366,000...month by month they lied. And today, the market reacts and the commentators comment on the good numbers within the bad. Well, here is a comment... bullshit. Fuck you BLS. Fuck you TPTB.
What happened to stop the lootin' start the prosecutin'...prognosticators to the rear, prosecutors to the fore...oh yeah they nabbed the CHiPS guy....how are those Magnetar guys? Oh, still rich.
At least they are trying to make gold more affordable today...give 'em that.
Folks in China and the USSR used to line up to read the publicly posted Pravda and Xinhua at bulletin boards in parks across the land. After reading the headlines and scanning the quotes and statistics, most came away knowing "the truth" - namely the inverse of what was being published.
Think of the trillions of man hours and trillions in capital flowing into "media" these last decades. Add this to government bureaucracies and their budgets and resources. And the net result is a work product that in order to have any utility must be disbelieved?
Wait until "Stimulus 2" has a provision for the government to financially support Corporate media. Then you really will be a believer.
Maybe we are going back to bear skins and stone knives.
Gov't workers are paid to make up stuff. I almost don't blame them.
But the media is supposed to tell the truth and let the chips fall where they will. The media is incompetent and corrupt.
I'm thinking the extra 14k are lobbyists.
366K adjustment? waaayyyy better than expected!
buy buy buy!!!!!!!!
I added up the Birth/Death adjustment y-o-y March from the BLS site...they add up to 336,000, so pretty much every addition was fantasy.
For the third year in a row, most of the Birth-Death jobs were fantasy jobs.
So the BLS is effectively saying the b/d model does nothing except skew the numbers, and the best way to estimate actual employment trends is to simply subtract out the b/d adjustments. Nice that they finally quietly admit it, I guess.
Unfortunately, simply subtracting b/d adjustments on a monthly basis throws off the BLS's seasonal adjustments, as those interact with b/d in some undecipherable way.

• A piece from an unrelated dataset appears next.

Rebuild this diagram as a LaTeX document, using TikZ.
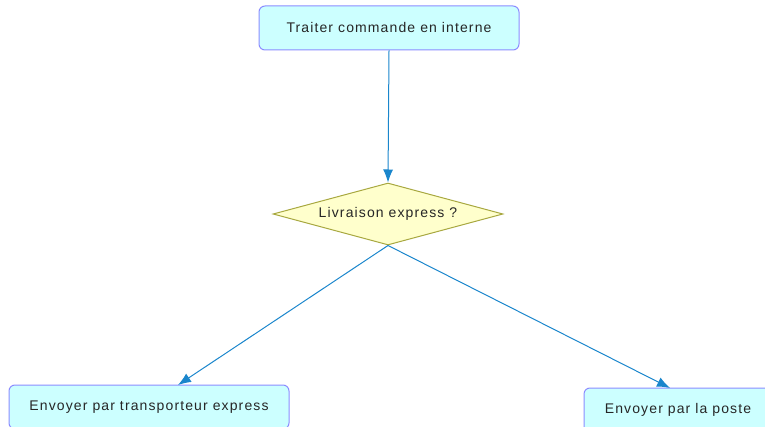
\documentclass[tikz,border=0pt]{standalone}
\usepackage{fontspec}
\setmainfont{Liberation Sans}[LetterSpace=8]
\usetikzlibrary{arrows.meta,shapes.geometric}
\definecolor{boxfill}{HTML}{CCFFFF}
\definecolor{boxline}{HTML}{8C8CFF}
\definecolor{diafill}{HTML}{FFFFCC}
\definecolor{dialine}{HTML}{A8A840}
\definecolor{arrowc}{HTML}{1A86CC}
\tikzset{
  lbl/.style={font=\fontsize{14pt}{16pt}\selectfont, text=black!85},
  actbox/.style={lbl, draw=boxline, fill=boxfill, line width=1pt, rounded corners=6pt,
    minimum height=44pt, inner sep=0pt},
  decbox/.style={lbl, draw=dialine, fill=diafill, line width=1pt, diamond, aspect=3.71,
    minimum width=230pt, minimum height=62pt, inner sep=0pt},
  flow/.style={draw=arrowc, line width=1pt, -{Latex[length=13pt,width=10pt]}}
}
\begin{document}
\begin{tikzpicture}[x=1pt,y=-1pt]
\useasboundingbox (0,0) rectangle (765,427);
\clip (0,0) rectangle (765,427);
\node[actbox, minimum width=260pt] (a) at (389,28) {Traiter commande en interne};
\node[decbox] (d) at (388,214) {Livraison express ?};
\node[actbox, minimum width=280pt] (b) at (149,407) {Envoyer par transporteur express};
\node[actbox, minimum width=188pt] (c) at (678,410) {Envoyer par la poste};
\coordinate (bt) at (178,385);
\coordinate (ct) at (670,388);
\draw[flow] (a.south) -- (d.north);
\draw[flow] (d.south) -- (bt);
\draw[flow] (d.south) -- (ct);
\end{tikzpicture}
\end{document}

So estimating next year's downward revision to this year's numbers isn't as simple as just subtracting the 682k of b/d adjustments for April-September 2010. But it seems safe to estimate that the downward revision for April-September 2010 will chop off at least another 340k jobs.
Applying that adjustment, it looks like total employment recovered from a trough of 129.3m in Dec 09 to a peak of 130.1m in May 10 from which it has already fallen back to 129.5m. And that's an optimistic estimate.